Levels of Seclusion
February 21, 2017
Ajaan Suwat used to call this “a quiet corner,” a place where you can get away from the affairs of the world, the affairs of your home life, and the affairs of your work, to find some seclusion.
The problem with seclusion is that the simple fact that your body is secluded doesn’t mean your mind is secluded. All too often we bring issues in from outside. So we’re sitting here with all kinds of friends: all the thoughts of the past, plans for the future, our desires for this, our desires for that.
But now that you’re here in a quiet corner, try to make your mind a quiet corner. In other words, learn how to separate things from itself. As the texts say, “secluded from unskillful qualities, secluded from sensuality”: no thoughts about how you’d like this, that, or the other sensual pleasure; no thoughts about wrong effort, wrong resolves. Get the mind to be with one good resolve, the resolve to find true happiness inside. That’s called a mind secluded. Just stick with that one.
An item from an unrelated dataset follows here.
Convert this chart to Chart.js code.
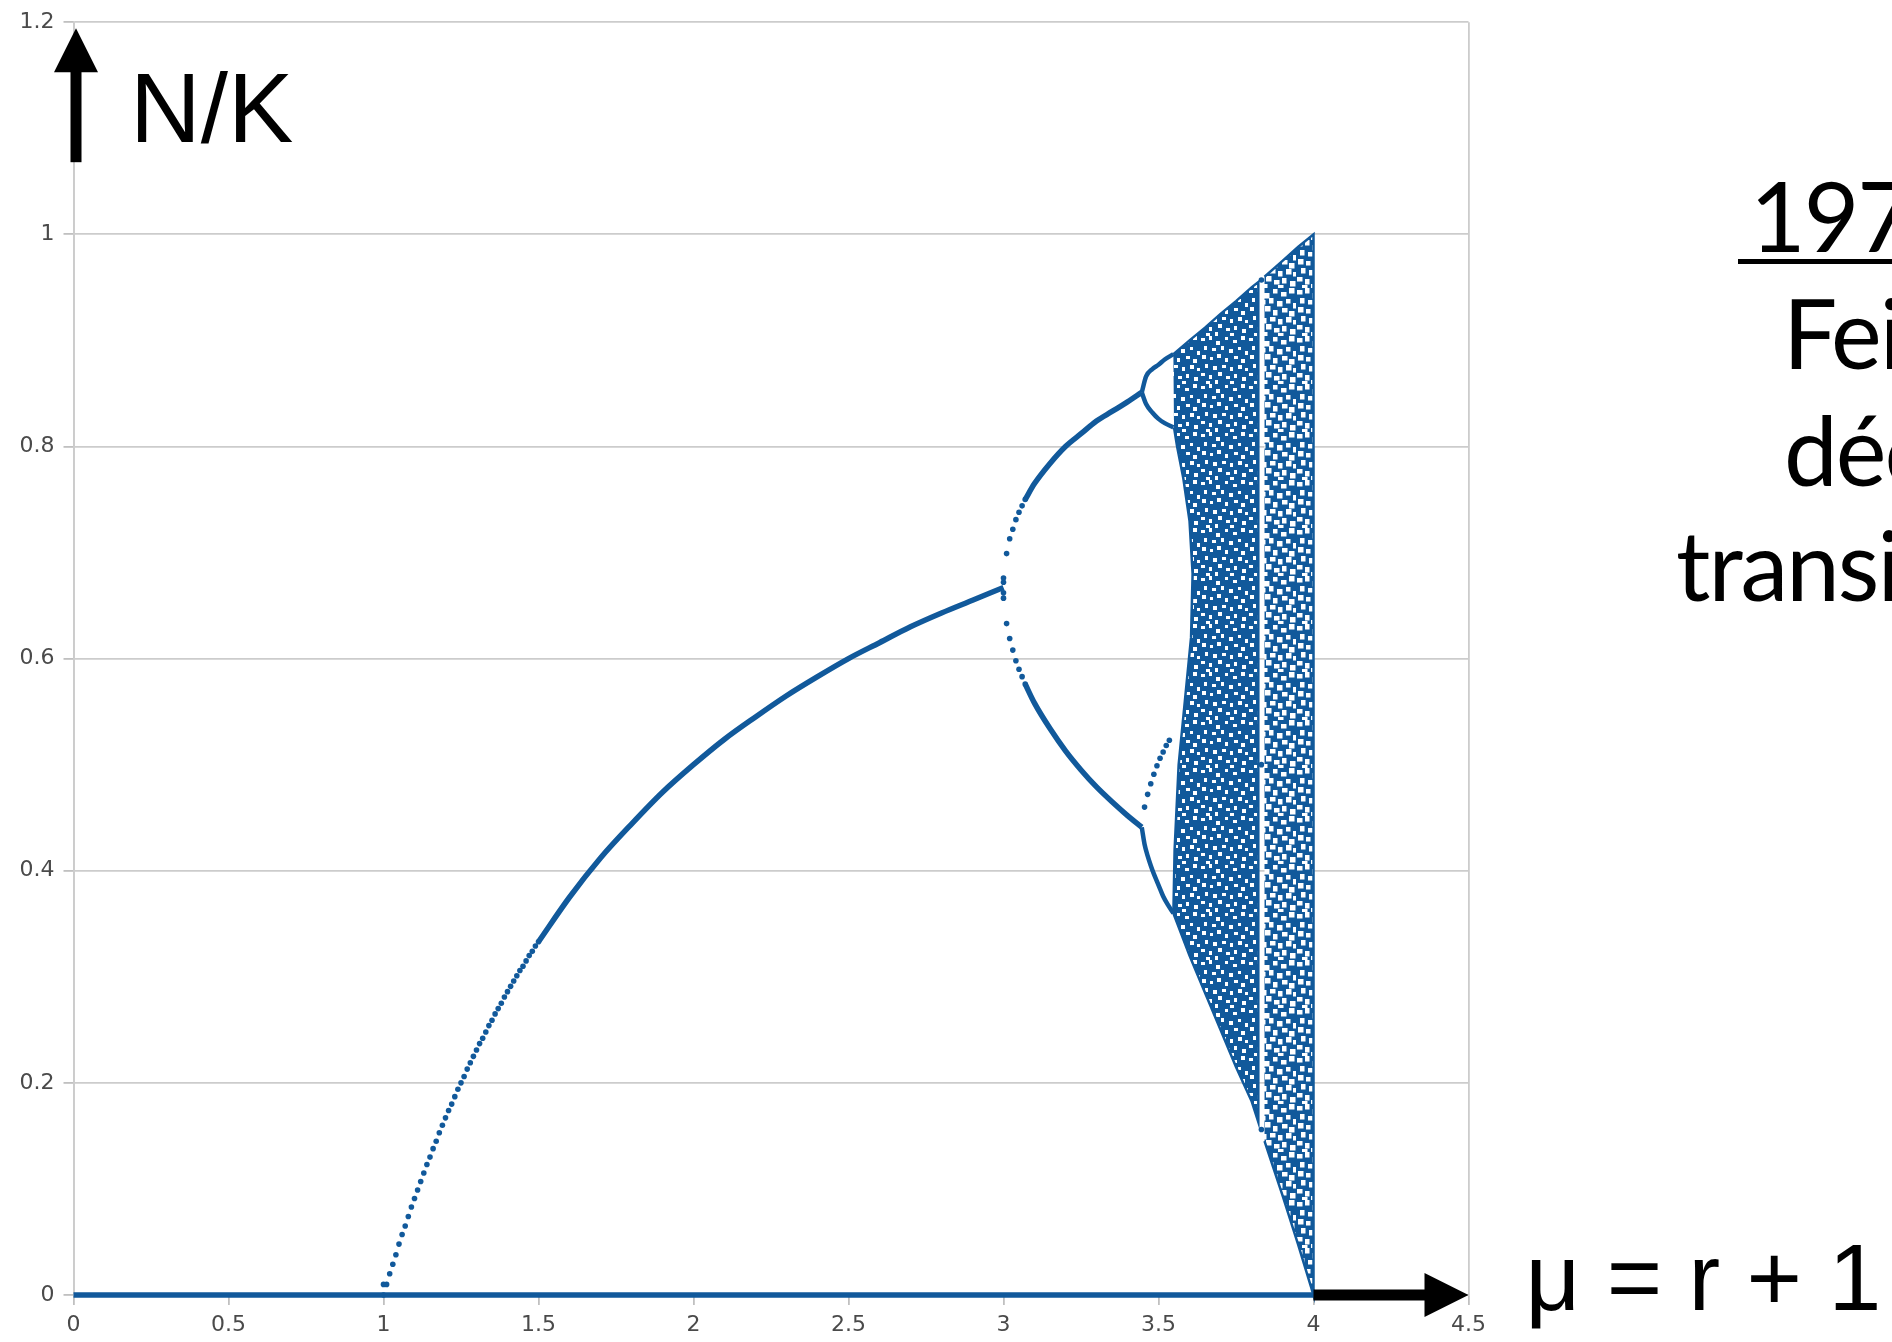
<!DOCTYPE html>
<html>
<head>
<meta charset="utf-8">
<script src="https://cdn.jsdelivr.net/npm/chart.js@4.4.0/dist/chart.umd.min.js"></script>
<style>
  html, body { margin: 0; padding: 0; background: #fff; overflow: hidden; }
  canvas { display: block; }
</style>
</head>
<body>
<canvas id="bif" width="1892" height="1342"></canvas>
<script>
// axes
const xTicks = [0, 0.5, 1, 1.5, 2, 2.5, 3, 3.5, 4, 4.5];
const yTicks = [0, 0.2, 0.4, 0.6, 0.8, 1, 1.2];

// N/K = 0 pour tout mu
const zeroX = [0, 4];
const zeroY = [0, 0];

// branche stable, partie en pointillés près de mu = 1
const stableDotsX = [1.00, 1.00, 1.01, 1.02, 1.03, 1.04, 1.05, 1.06, 1.07, 1.08, 1.09, 1.10, 1.11, 1.12, 1.13, 1.14, 1.15,
  1.16, 1.17, 1.18, 1.19, 1.20, 1.21, 1.22, 1.23, 1.24, 1.25, 1.26, 1.27, 1.28, 1.29, 1.30,
  1.31, 1.32, 1.33, 1.34, 1.35, 1.36, 1.37, 1.38, 1.39, 1.40,
  1.41, 1.42, 1.43, 1.44, 1.45, 1.46, 1.47, 1.48, 1.49, 1.50];
const stableDotsY = [0, 0.010, 0.010, 0.020, 0.029, 0.038, 0.048, 0.057, 0.065, 0.074, 0.083, 0.091, 0.099, 0.107, 0.115, 0.123, 0.130,
  0.138, 0.145, 0.153, 0.160, 0.167, 0.174, 0.180, 0.187, 0.194, 0.200, 0.206, 0.213, 0.219, 0.225, 0.231,
  0.237, 0.242, 0.248, 0.254, 0.259, 0.265, 0.270, 0.275, 0.281, 0.286,
  0.291, 0.296, 0.301, 0.306, 0.310, 0.315, 0.320, 0.324, 0.329, 0.333];

// branche stable, trait continu
const stableX = [1.50, 1.60, 1.70, 1.80, 1.90, 2.00, 2.10, 2.20, 2.30, 2.40, 2.50, 2.60, 2.70, 2.80, 2.90, 3.00];
const stableY = [0.333, 0.375, 0.412, 0.444, 0.474, 0.500, 0.524, 0.545, 0.565, 0.583, 0.600, 0.615, 0.630, 0.643, 0.655, 0.667];

// première bifurcation (période 2)
const p2DotsX = [3.00, 3.00, 3.00, 3.00, 3.01, 3.02, 3.03, 3.04, 3.05, 3.06, 3.07, 3.01, 3.02, 3.03, 3.04, 3.05, 3.06, 3.07];
const p2DotsY = [0.657, 0.662, 0.672, 0.676, 0.699, 0.713, 0.722, 0.731, 0.738, 0.744, 0.750, 0.633, 0.619, 0.608, 0.598, 0.590, 0.583, 0.576];
const p2X = [3.07, 3.10, 3.15, 3.20, 3.25, 3.30, 3.35, 3.40, 3.446];
const p2UpY = [0.750, 0.765, 0.784, 0.800, 0.812, 0.824, 0.833, 0.842, 0.851];
const p2LowY = [0.576, 0.558, 0.534, 0.513, 0.495, 0.479, 0.465, 0.452, 0.441];

// deuxième bifurcation (période 4)
const p4X = [3.446, 3.46, 3.48, 3.50, 3.52, 3.548];
const p4HighUpY = [0.851, 0.866, 0.873, 0.877, 0.882, 0.887];
const p4HighLowY = [0.851, 0.840, 0.832, 0.826, 0.822, 0.818];
const p4LowUpX = [3.455, 3.465, 3.475, 3.485, 3.495, 3.505, 3.515, 3.525, 3.535];
const p4LowUpY = [0.460, 0.472, 0.482, 0.491, 0.499, 0.506, 0.512, 0.518, 0.523];
const p4LowDownX = [3.446, 3.455, 3.465, 3.475, 3.485, 3.495, 3.505, 3.515, 3.53, 3.548];
const p4LowDownY = [0.441, 0.425, 0.414, 0.405, 0.397, 0.390, 0.383, 0.376, 0.368, 0.360];

// zone chaotique (contour), avant et après la fenêtre blanche vers 3.83
const chaosAX = [3.548, 3.60, 3.65, 3.70, 3.75, 3.80, 3.822, 3.822, 3.80, 3.75, 3.70, 3.65, 3.60, 3.548,
  3.552, 3.565, 3.585, 3.605, 3.61, 3.60, 3.58, 3.56, 3.55];
const chaosAY = [0.887, 0.900, 0.912, 0.925, 0.937, 0.950, 0.955, 0.163, 0.183, 0.215, 0.250, 0.285, 0.320, 0.360,
  0.42, 0.50, 0.56, 0.62, 0.68, 0.73, 0.77, 0.80, 0.818];
const chaosBX = [3.842, 3.90, 3.95, 4.00, 4.00, 3.95, 3.90, 3.842];
const chaosBY = [0.960, 0.975, 0.988, 1.00, 0.00, 0.048, 0.094, 0.145];

// fenêtre de période 3
const p3X = [3.832, 3.832, 3.832];
const p3Y = [0.957, 0.500, 0.156];

const blue = '#11599b';
const pts = (xs, ys) => xs.map((x, i) => ({ x: x, y: ys[i] }));

// texture mouchetée pour remplir la zone chaotique
const specks = [[1,2,4,3],[9,0,3,4],[16,5,4,4],[25,1,3,3],[33,4,4,3],[41,0,4,4],[4,10,3,4],[12,12,4,3],
  [21,10,3,4],[29,13,4,4],[38,11,3,3],[45,15,3,4],[2,19,4,4],[10,21,3,3],[17,18,4,4],[25,22,3,4],[34,20,4,3],
  [41,23,4,4],[5,28,3,4],[13,30,4,4],[22,29,4,3],[30,31,3,4],[38,29,4,4],[45,32,3,3],[1,37,4,3],[9,39,3,4],
  [18,36,4,4],[26,40,4,3],[34,38,3,4],[42,41,4,4],[6,45,4,3],[15,44,3,4],[30,45,4,3]];
function speckle(grow) {
  const cv = document.createElement('canvas');
  cv.width = 48; cv.height = 48;
  const g = cv.getContext('2d');
  g.fillStyle = blue;
  g.fillRect(0, 0, 48, 48);
  g.fillStyle = '#fff';
  specks.forEach(s => g.fillRect(s[0], s[1], s[2] + grow, s[3] + grow));
  return g.createPattern(cv, 'repeat');
}
const denseTex = speckle(0);
const sparseTex = speckle(1.5);

const lineSet = (xs, ys, w) => ({
  data: pts(xs, ys), showLine: true, borderColor: blue, borderWidth: w, clip: false,
  pointRadius: 0, cubicInterpolationMode: 'monotone', fill: false
});
const dotSet = (xs, ys) => ({
  data: pts(xs, ys), showLine: false, pointRadius: 2.8, pointBorderWidth: 0, clip: false,
  pointBackgroundColor: blue, backgroundColor: blue
});
const bandSet = (xs, ys, tex) => ({
  data: pts(xs, ys), showLine: true, borderColor: blue, borderWidth: 2.5, tension: 0, clip: false,
  pointRadius: 0, fill: 'shape', backgroundColor: tex
});

const gridGrey = '#cccccc';
const labelGrey = '#4a4a4a';

const overlay = {
  id: 'overlay',
  afterDraw(chart) {
    const c = chart.ctx;
    const xs = chart.scales.x, ys = chart.scales.y;
    c.save();
    c.fillStyle = '#000';

    // flèche verticale
    const ax = xs.getPixelForValue(0) + 2.5;
    const tipY = ys.getPixelForValue(1.2) + 6;
    c.fillRect(ax - 5.5, tipY + 40, 11, 94);
    c.beginPath();
    c.moveTo(ax, tipY);
    c.lineTo(ax + 22, tipY + 44);
    c.lineTo(ax - 22, tipY + 44);
    c.closePath();
    c.fill();

    // flèche horizontale
    const hy = ys.getPixelForValue(0);
    const hx0 = xs.getPixelForValue(4);
    const hx1 = xs.getPixelForValue(4.5);
    c.fillRect(hx0, hy - 5.5, hx1 - hx0 - 40, 11);
    c.beginPath();
    c.moveTo(hx1, hy);
    c.lineTo(hx1 - 44, hy - 22);
    c.lineTo(hx1 - 44, hy + 22);
    c.closePath();
    c.fill();

    c.textBaseline = 'alphabetic';
    c.textAlign = 'left';
    c.font = '98px "Liberation Sans", Arial, sans-serif';
    c.fillText('N/K', ax + 54, tipY + 114);
    c.font = '95px "Liberation Sans", Arial, sans-serif';
    c.fillText('\u03bc = r + 1', hx1 + 57, hy + 15);

    // texte de la diapositive, coupé au bord droit
    c.font = '96px Lato, "Open Sans", sans-serif';
    c.letterSpacing = '-2px';
    c.fillText('1978', 1750, 252);
    c.fillRect(1738, 259, chart.width - 1738, 5);
    c.fillText('Feigenbaum', 1783, 369);
    c.fillText('découvre la', 1784, 486);
    c.fillText('transition vers', 1676, 601);
    c.restore();
  }
};

new Chart(document.getElementById('bif'), {
  type: 'scatter',
  data: {
    datasets: [
      bandSet(chaosAX, chaosAY, denseTex),
      bandSet(chaosBX, chaosBY, sparseTex),
      lineSet(zeroX, zeroY, 5.5),
      dotSet(stableDotsX, stableDotsY),
      lineSet(stableX, stableY, 5.5),
      dotSet(p2DotsX, p2DotsY),
      lineSet(p2X, p2UpY, 5.5),
      lineSet(p2X, p2LowY, 5.5),
      lineSet(p4X, p4HighUpY, 4.5),
      lineSet(p4X, p4HighLowY, 4.5),
      dotSet(p4LowUpX, p4LowUpY),
      lineSet(p4LowDownX, p4LowDownY, 4.5),
      dotSet(p3X, p3Y)
    ]
  },
  options: {
    responsive: false,
    animation: false,
    events: [],
    layout: { padding: { top: 22, right: 423.5, left: 0, bottom: 0 } },
    plugins: { legend: { display: false }, tooltip: { enabled: false } },
    scales: {
      x: {
        type: 'linear', min: 0, max: 4.5,
        afterBuildTicks: s => { s.ticks = xTicks.map(v => ({ value: v })); },
        afterFit: s => { s.height = 47; },
        grid: {
          color: ctx => (ctx.tick && (ctx.tick.value === 0 || ctx.tick.value === 4.5)) ? gridGrey : 'rgba(0,0,0,0)',
          tickColor: '#c0c0c0', tickLength: 10, lineWidth: 1.8
        },
        border: { display: true, color: gridGrey, width: 1.8 },
        ticks: { color: labelGrey, padding: 7, font: { family: '"DejaVu Sans"', size: 22 }, maxRotation: 0,
          callback: v => String(v) }
      },
      y: {
        type: 'linear', min: 0, max: 1.2,
        afterBuildTicks: s => { s.ticks = yTicks.map(v => ({ value: v })); },
        afterFit: s => { s.width = 73.5; },
        grid: { color: gridGrey, tickColor: '#c0c0c0', tickLength: 10, lineWidth: 1.8 },
        border: { display: true, color: gridGrey, width: 1.8 },
        ticks: { color: labelGrey, padding: 9, font: { family: '"DejaVu Sans"', size: 22 },
          callback: v => String(v) }
      }
    }
  },
  plugins: [overlay]
});
</script>
</body>
</html>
As for the other friends, they may chat away in the background, but keep them in the background. Don’t bring them into the foreground. Sometimes the simple fact of trying to chase them away makes them worse. So if they’re going to chatter, let them chatter, but you don’t pay any attention to them. Like a beggar coming to get something out of you: As the beggar sees that you’re not paying him any attention, the beggar will go away. If you try to chase the beggar away, then you’re in trouble.
So, no attention to those other thoughts, just attention to this one thought: that you want the mind to settle down and find true happiness inside. You’re going to find it around the breath. The breath itself can be made pleasurable, although it’s not the true happiness we’re looking for. There’s something deeper inside. But this is where it’s going to be found.
So keep looking right here, right here, and see what’s going on, both in the body and in the mind right here. Learn how to sort out what you can trust inside and what you can’t trust inside. The things that you can’t trust, leave them outside. You pare things away, strip things away bit by bit by bit, until finally you get to something that’s really, really good. And that’s secluded in other ways. It’s secluded from defilements entirely.
So we’re working here in levels of seclusion. At the very least, learn how to get that second level when you’re putting your thoughts aside and you don’t have to take them on and get into a conversation with them. When you leave this physical seclusion here, you can still carry the skill of mental seclusion with you out into the world. And that’ll provide you with a lot of protection.
So even though you can’t carry the monastery around with you, at least you can carry the skill around with you. And that gives the mind a space of its own.